I am definitely a movie girl, and there is something to be said for watching a life unfold in front of you and have it brought to a conclusion in two hours, but there is something to be said for picking up a book as well. Books have stayed with me long after movies have left, and that's possibly because I put more into them. It takes more of me to read a book than to watch a movie.
This goes along with something I have been thinking over the weekend as well. I believe I am hard to get to know. I don't give a lot of people the chance to know me, or experience my reality. I have been contemplating that idea this morning wondering why I am that way, if I've always been that way, and if it's necessarily wrong. I don't know if I have any of the answers. Well, I do know I've always been like this to a degree, but I know I have also swung the other direction and tried to become best friends too quickly as well. Both extremes can turn a person off and stop a friendship before it begins. So, what's a girl to do?

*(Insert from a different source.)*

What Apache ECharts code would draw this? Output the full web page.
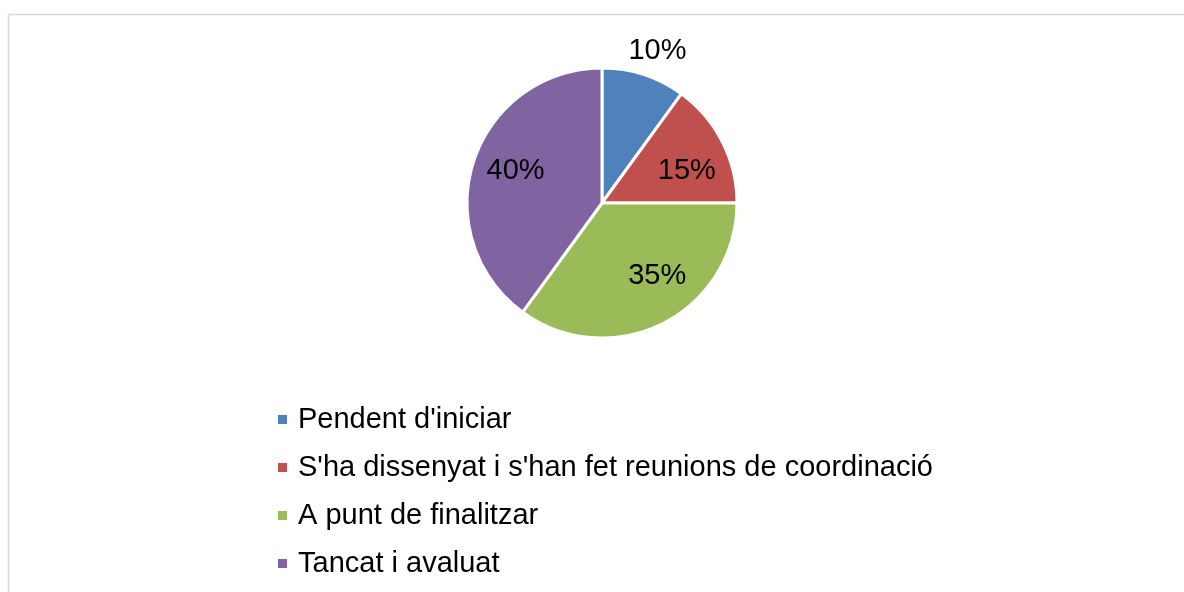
<!DOCTYPE html>
<html><head><meta charset="utf-8">
<script src="https://cdn.jsdelivr.net/npm/echarts@6/dist/echarts.min.js"></script>
<style>html,body{margin:0;padding:0;background:#fff}#c{width:1184px;height:592px}</style>
</head><body><div id="c"></div>
<script>
const categories = ["Pendent d'iniciar", "S'ha dissenyat i s'han fet reunions de coordinació", "A punt de finalitzar", "Tancat i avaluat"];
const values = [10, 15, 35, 40];
const colors = ['#4F81BD', '#C0504D', '#9BBB59', '#8064A2'];

const chart = echarts.init(document.getElementById('c'));
const font = 'Liberation Sans, Arial, sans-serif';
const center = [602, 203];
const labelOffsets = [[-24, -12], [2, 10], [13, -10], [2, -3]];
const mainData = categories.map((n, i) => ({ name: n, value: values[i], itemStyle: { color: colors[i] } }));
const labelData = categories.map((n, i) => {
  const d = { name: n, value: values[i], label: { offset: labelOffsets[i] } };
  if (i === 0) d.label.position = 'outside';
  return d;
});
chart.setOption({
  backgroundColor: '#fff',
  animation: false,
  graphic: [{ type: 'rect', shape: { x: 8.5, y: 14.5, width: 1300, height: 700 }, style: { fill: 'none', stroke: '#d9d9d9', lineWidth: 1.5 }, silent: true }],
  legend: {
    orient: 'vertical', left: 271, top: 400, icon: 'rect', itemWidth: 11, itemHeight: 11, itemGap: 19,
    textStyle: { fontFamily: font, fontSize: 29, color: '#000', lineHeight: 29, padding: [0, 0, 0, 5] },
    data: categories
  },
  series: [{
    type: 'pie', center: center, radius: [0, 135], startAngle: 90, clockwise: true,
    itemStyle: { borderColor: '#fff', borderWidth: 3 },
    label: { show: false }, labelLine: { show: false }, silent: true,
    data: mainData
  }, {
    type: 'pie', center: center, radius: [45, 135], startAngle: 90, clockwise: true,
    itemStyle: { color: 'transparent', borderWidth: 0 }, silent: true,
    label: { show: true, position: 'inside', formatter: '{d}%', fontFamily: font, fontSize: 29, color: '#000' },
    labelLine: { show: false, length: 12, length2: 0 },
    data: labelData
  }]
});
</script></body></html>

I don't know. I guess this will require a bit more of me. I have a hard time believing some days that what I have to offer, my story, is going to affect anyone. But I know that everyone who has opened up to me and allowed me into their story left me changed. So, it seems only right that God could use me in the same way. If I let Him.
Whether it's a fiction story or a memoir the truth that is inside it touches the truth that lies inside us. I hope as I learn to share more of me, that you do too. I believe with my whole heart that your story, whether a fiction one that needs to come out or your memoir which need to be shared, will affect change in all who read it. And I'm going to start believing that for myself as well.